I believe that future consoles, if they make them, should use whatever technology is economical at that time, not a preordained favorite.
 
Graphene consoles are 15-20 years off easily - if there will ever be such a thing. As Dilettante mentions, integration is horribly lacking and costs astronomical right now. It's hard enough just to make a sheet of graphene of any size right now (and the ones made tend to be really small), and anything approaching the 400mm silicon wafers in common use today are just pure science fiction right now. Then we have to create complex circuits in that graphene, on the order of tens of billions of transistors (since we're already in single figure numbers right now). That's also an unknown how that would be accomplished, except maybe on a theoretical level.

It's interesting tech for sure, but there's no way to predict if it's ever going to pay off.
 
This is nice, but not as nice as it might seem on the face of it.
Silicon transistors in isolation can be driven between 140-250 GHz, whereas graphene ones could go as high as 420.

Graphene can outpace silicon in isolation, and potentially edge out other high-frequency semiconductors that are used for signaling applications or might be the next materials used for 10nm or below.
Just as silicon transistors wind up twitching 25x slower when put into actual circuits, graphene performance is similarly brought down.
To top it off, graphene transistors are by some measures not very good transistors in terms of power consumption and leakage, at least as they are most commonly constructed.

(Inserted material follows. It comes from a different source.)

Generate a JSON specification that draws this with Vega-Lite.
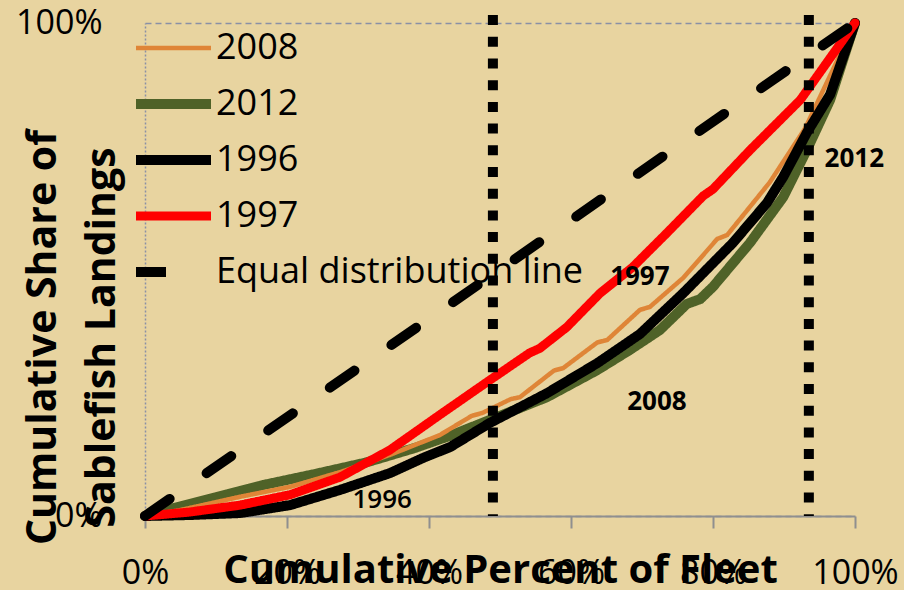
{
  "$schema": "https://vega.github.io/schema/vega-lite/v6.json",
  "width": 710,
  "height": 493,
  "autosize": {"type": "none"},
  "padding": {"left": 145, "top": 23, "right": 49, "bottom": 74},
  "background": "#E8D4A0",
  "config": {
    "view": {"stroke": null},
    "font": "Open Sans",
    "legend": {
      "orient": "none",
      "legendX": -14,
      "legendY": -3,
      "padding": 0,
      "symbolType": "stroke",
      "symbolSize": 5625,
      "labelFont": "Open Sans",
      "labelFontSize": 36,
      "labelColor": "#000000",
      "labelLimit": 700,
      "labelOffset": 0,
      "rowPadding": 0,
      "clipHeight": 56
    }
  },
  "datasets": {
    "curves": [
      {"series": "2012", "x": 0, "y": 0},
      {"series": "2012", "x": 4, "y": 1.6},
      {"series": "2012", "x": 10, "y": 3.8},
      {"series": "2012", "x": 16.7, "y": 6.3},
      {"series": "2012", "x": 23.9, "y": 8.5},
      {"series": "2012", "x": 31, "y": 10.8},
      {"series": "2012", "x": 38, "y": 13.8},
      {"series": "2012", "x": 43, "y": 16.3},
      {"series": "2012", "x": 48.6, "y": 19.5},
      {"series": "2012", "x": 56.6, "y": 24.1},
      {"series": "2012", "x": 63.7, "y": 29.6},
      {"series": "2012", "x": 68.3, "y": 33.7},
      {"series": "2012", "x": 72.5, "y": 37.7},
      {"series": "2012", "x": 76.3, "y": 43.0},
      {"series": "2012", "x": 78.2, "y": 44.0},
      {"series": "2012", "x": 80, "y": 46.5},
      {"series": "2012", "x": 85.2, "y": 55.4},
      {"series": "2012", "x": 89.9, "y": 64.7},
      {"series": "2012", "x": 93.2, "y": 74.2},
      {"series": "2012", "x": 96.5, "y": 84.4},
      {"series": "2012", "x": 100, "y": 100},
      {"series": "2008", "x": 0, "y": 0},
      {"series": "2008", "x": 5, "y": 1.2},
      {"series": "2008", "x": 13.4, "y": 3.9},
      {"series": "2008", "x": 20.4, "y": 5.9},
      {"series": "2008", "x": 27.5, "y": 8.9},
      {"series": "2008", "x": 34.5, "y": 12.4},
      {"series": "2008", "x": 41.5, "y": 16.4},
      {"series": "2008", "x": 46, "y": 20.3},
      {"series": "2008", "x": 47.5, "y": 20.9},
      {"series": "2008", "x": 51.5, "y": 23.7},
      {"series": "2008", "x": 52.8, "y": 24.1},
      {"series": "2008", "x": 57.6, "y": 29.5},
      {"series": "2008", "x": 58.9, "y": 30.0},
      {"series": "2008", "x": 63.7, "y": 35.2},
      {"series": "2008", "x": 65.1, "y": 35.7},
      {"series": "2008", "x": 69.7, "y": 41.8},
      {"series": "2008", "x": 71.1, "y": 42.4},
      {"series": "2008", "x": 75.8, "y": 48.3},
      {"series": "2008", "x": 80.6, "y": 56.2},
      {"series": "2008", "x": 82, "y": 57},
      {"series": "2008", "x": 88, "y": 67.7},
      {"series": "2008", "x": 93, "y": 78.7},
      {"series": "2008", "x": 100, "y": 100},
      {"series": "1996", "x": 0, "y": 0},
      {"series": "1996", "x": 6.3, "y": 0.2},
      {"series": "1996", "x": 13.4, "y": 0.6},
      {"series": "1996", "x": 20.4, "y": 2.2},
      {"series": "1996", "x": 27.5, "y": 5.3},
      {"series": "1996", "x": 34.5, "y": 8.7},
      {"series": "1996", "x": 39.2, "y": 11.8},
      {"series": "1996", "x": 43, "y": 14.0},
      {"series": "1996", "x": 48.6, "y": 18.9},
      {"series": "1996", "x": 56.6, "y": 24.9},
      {"series": "1996", "x": 63.7, "y": 31.0},
      {"series": "1996", "x": 69.7, "y": 36.9},
      {"series": "1996", "x": 75.8, "y": 45.2},
      {"series": "1996", "x": 82.8, "y": 55.4},
      {"series": "1996", "x": 87.6, "y": 63.5},
      {"series": "1996", "x": 89.9, "y": 68.8},
      {"series": "1996", "x": 93.2, "y": 77.7},
      {"series": "1996", "x": 96.5, "y": 85.5},
      {"series": "1996", "x": 100, "y": 100},
      {"series": "1997", "x": 0, "y": 0},
      {"series": "1997", "x": 6.3, "y": 0.8},
      {"series": "1997", "x": 13.4, "y": 2.2},
      {"series": "1997", "x": 20.4, "y": 4.3},
      {"series": "1997", "x": 27.5, "y": 7.9},
      {"series": "1997", "x": 34.5, "y": 13.4},
      {"series": "1997", "x": 41.5, "y": 20.5},
      {"series": "1997", "x": 48.6, "y": 27.6},
      {"series": "1997", "x": 54.2, "y": 33.1},
      {"series": "1997", "x": 55.6, "y": 34.0},
      {"series": "1997", "x": 59.4, "y": 38.3},
      {"series": "1997", "x": 64.1, "y": 45.2},
      {"series": "1997", "x": 68.7, "y": 50.5},
      {"series": "1997", "x": 73.5, "y": 57.4},
      {"series": "1997", "x": 78.6, "y": 64.9},
      {"series": "1997", "x": 80, "y": 66.3},
      {"series": "1997", "x": 85.2, "y": 74.2},
      {"series": "1997", "x": 92.3, "y": 84.4},
      {"series": "1997", "x": 100, "y": 100},
      {"series": "Equal distribution line", "x": 0, "y": 0},
      {"series": "Equal distribution line", "x": 100, "y": 100}
    ],
    "cuts": [
      {"x": 49, "y": 101.6, "y2": 0},
      {"x": 93.5, "y": 101.6, "y2": 0}
    ],
    "notes": [
      {"label": "2012", "x": 99.9, "y": 70.8, "weight": "bold"},
      {"label": "1997", "x": 69.7, "y": 46.9, "weight": "bold"},
      {"label": "2008", "x": 72.1, "y": 21.5, "weight": "bold"},
      {"label": "1996", "x": 33.4, "y": 1.6, "weight": "semibold"}
    ]
  },
  "encoding": {
    "x": {
      "field": "x",
      "type": "quantitative",
      "scale": {"domain": [0, 100], "nice": false},
      "axis": {
        "values": [0, 20, 40, 60, 80, 100],
        "labelExpr": "datum.value + '%'",
        "labelFont": "Open Sans",
        "labelFontSize": 34,
        "labelColor": "#000000",
        "labelBaseline": "alphabetic",
        "labelPadding": 55,
        "labelFlush": false,
        "labelOverlap": false,
        "tickSize": 12,
        "tickWidth": 2,
        "tickColor": "#8F8F8F",
        "domainColor": "#8F8F8F",
        "domainWidth": 2,
        "grid": false,
        "title": "Cumulative Percent of Fleet",
        "titleFont": "Open Sans",
        "titleFontSize": 40,
        "titleFontWeight": "bold",
        "titleColor": "#000000",
        "titleBaseline": "alphabetic",
        "titleAlign": "center",
        "titleX": 355,
        "titleY": 66
      }
    },
    "y": {
      "field": "y",
      "type": "quantitative",
      "scale": {"domain": [0, 100], "nice": false},
      "axis": {
        "values": [0, 100],
        "labelExpr": "datum.value + '%'",
        "labelFont": "Open Sans",
        "labelFontSize": 34,
        "labelColor": "#000000",
        "labelBaseline": "middle",
        "labelPadding": 43,
        "ticks": false,
        "domainColor": "#8A90A5",
        "domainWidth": 1.5,
        "domainDash": [2, 2],
        "grid": true,
        "gridColor": "#8A90A5",
        "gridWidth": 1.5,
        "gridDash": [6, 4],
        "title": ["Cumulative Share of", "Sablefish Landings"],
        "titleFont": "Open Sans",
        "titleFontSize": 41,
        "titleFontWeight": "bold",
        "titleColor": "#000000",
        "titleLineHeight": 59,
        "titleAngle": 270,
        "titleAlign": "center",
        "titleBaseline": "alphabetic",
        "titleX": -90,
        "titleY": 314
      }
    }
  },
  "layer": [
    {
      "data": {"name": "curves"},
      "transform": [{"filter": "datum.series === '2012'"}],
      "mark": {"type": "line", "strokeCap": "round", "strokeJoin": "round"},
      "encoding": {
        "color": {"field": "series", "type": "nominal", "title": null,
          "scale": {"domain": ["2008", "2012", "1996", "1997", "Equal distribution line"], "range": ["#DF8537", "#4F6228", "#000000", "#FF0000", "#000000"]}},
        "strokeWidth": {"field": "series", "type": "nominal", "title": null,
          "scale": {"type": "ordinal", "domain": ["2008", "2012", "1996", "1997", "Equal distribution line"], "range": [4.5, 10, 10, 9, 10]}},
        "strokeDash": {"field": "series", "type": "nominal", "title": null,
          "scale": {"domain": ["2008", "2012", "1996", "1997", "Equal distribution line"], "range": [[1, 0], [1, 0], [1, 0], [1, 0], [30, 45]]}}
      }
    },
    {
      "data": {"name": "curves"},
      "transform": [{"filter": "datum.series === '2008'"}],
      "mark": {"type": "line", "strokeCap": "round", "strokeJoin": "round"},
      "encoding": {
        "color": {"field": "series", "type": "nominal", "title": null,
          "scale": {"domain": ["2008", "2012", "1996", "1997", "Equal distribution line"], "range": ["#DF8537", "#4F6228", "#000000", "#FF0000", "#000000"]}},
        "strokeWidth": {"field": "series", "type": "nominal", "title": null,
          "scale": {"type": "ordinal", "domain": ["2008", "2012", "1996", "1997", "Equal distribution line"], "range": [4.5, 10, 10, 9, 10]}},
        "strokeDash": {"field": "series", "type": "nominal", "title": null,
          "scale": {"domain": ["2008", "2012", "1996", "1997", "Equal distribution line"], "range": [[1, 0], [1, 0], [1, 0], [1, 0], [30, 45]]}}
      }
    },
    {
      "data": {"name": "curves"},
      "transform": [{"filter": "datum.series === '1996'"}],
      "mark": {"type": "line", "strokeCap": "round", "strokeJoin": "round"},
      "encoding": {
        "color": {"field": "series", "type": "nominal", "title": null,
          "scale": {"domain": ["2008", "2012", "1996", "1997", "Equal distribution line"], "range": ["#DF8537", "#4F6228", "#000000", "#FF0000", "#000000"]}},
        "strokeWidth": {"field": "series", "type": "nominal", "title": null,
          "scale": {"type": "ordinal", "domain": ["2008", "2012", "1996", "1997", "Equal distribution line"], "range": [4.5, 10, 10, 9, 10]}},
        "strokeDash": {"field": "series", "type": "nominal", "title": null,
          "scale": {"domain": ["2008", "2012", "1996", "1997", "Equal distribution line"], "range": [[1, 0], [1, 0], [1, 0], [1, 0], [30, 45]]}}
      }
    },
    {
      "data": {"name": "curves"},
      "transform": [{"filter": "datum.series === '1997'"}],
      "mark": {"type": "line", "strokeCap": "round", "strokeJoin": "round"},
      "encoding": {
        "color": {"field": "series", "type": "nominal", "title": null,
          "scale": {"domain": ["2008", "2012", "1996", "1997", "Equal distribution line"], "range": ["#DF8537", "#4F6228", "#000000", "#FF0000", "#000000"]}},
        "strokeWidth": {"field": "series", "type": "nominal", "title": null,
          "scale": {"type": "ordinal", "domain": ["2008", "2012", "1996", "1997", "Equal distribution line"], "range": [4.5, 10, 10, 9, 10]}},
        "strokeDash": {"field": "series", "type": "nominal", "title": null,
          "scale": {"domain": ["2008", "2012", "1996", "1997", "Equal distribution line"], "range": [[1, 0], [1, 0], [1, 0], [1, 0], [30, 45]]}}
      }
    },
    {
      "data": {"name": "curves"},
      "transform": [{"filter": "datum.series === 'Equal distribution line'"}],
      "mark": {"type": "line", "strokeCap": "round", "strokeJoin": "round"},
      "encoding": {
        "color": {"field": "series", "type": "nominal", "title": null,
          "scale": {"domain": ["2008", "2012", "1996", "1997", "Equal distribution line"], "range": ["#DF8537", "#4F6228", "#000000", "#FF0000", "#000000"]}},
        "strokeWidth": {"field": "series", "type": "nominal", "title": null,
          "scale": {"type": "ordinal", "domain": ["2008", "2012", "1996", "1997", "Equal distribution line"], "range": [4.5, 10, 10, 9, 10]}},
        "strokeDash": {"field": "series", "type": "nominal", "title": null,
          "scale": {"domain": ["2008", "2012", "1996", "1997", "Equal distribution line"], "range": [[1, 0], [1, 0], [1, 0], [1, 0], [30, 45]]}}
      }
    },
    {
      "data": {"name": "cuts"},
      "mark": {"type": "rule", "color": "#000000", "strokeWidth": 10, "strokeDash": [10, 11.7], "strokeCap": "butt"},
      "encoding": {
        "y2": {"field": "y2"}
      }
    },
    {
      "data": {"name": "notes"},
      "transform": [{"filter": "datum.weight === 'bold'"}],
      "mark": {"type": "text", "font": "Open Sans", "fontSize": 26, "fontWeight": "bold", "align": "center", "baseline": "alphabetic", "color": "#000000"},
      "encoding": {
        "text": {"field": "label", "type": "nominal"}
      }
    },
    {
      "data": {"name": "notes"},
      "transform": [{"filter": "datum.weight === 'semibold'"}],
      "mark": {"type": "text", "font": "Open Sans", "fontSize": 26, "fontWeight": 600, "align": "center", "baseline": "alphabetic", "color": "#000000"},
      "encoding": {
        "text": {"field": "label", "type": "nominal"}
      }
    }
  ]
}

The level of integration is essentially a factor of a billion short of where it needs to be, and the economics are currently many orders of magnitude worse.
I believe that future consoles, if they make them, should use whatever technology is economical at that time, not a preordained favorite.

Graphene is unlikely to se useful for transistors. It has no bandgap, so it cannot turn off. You have to use multiple layers to make FETs, but that comes with it's own tolerance problems.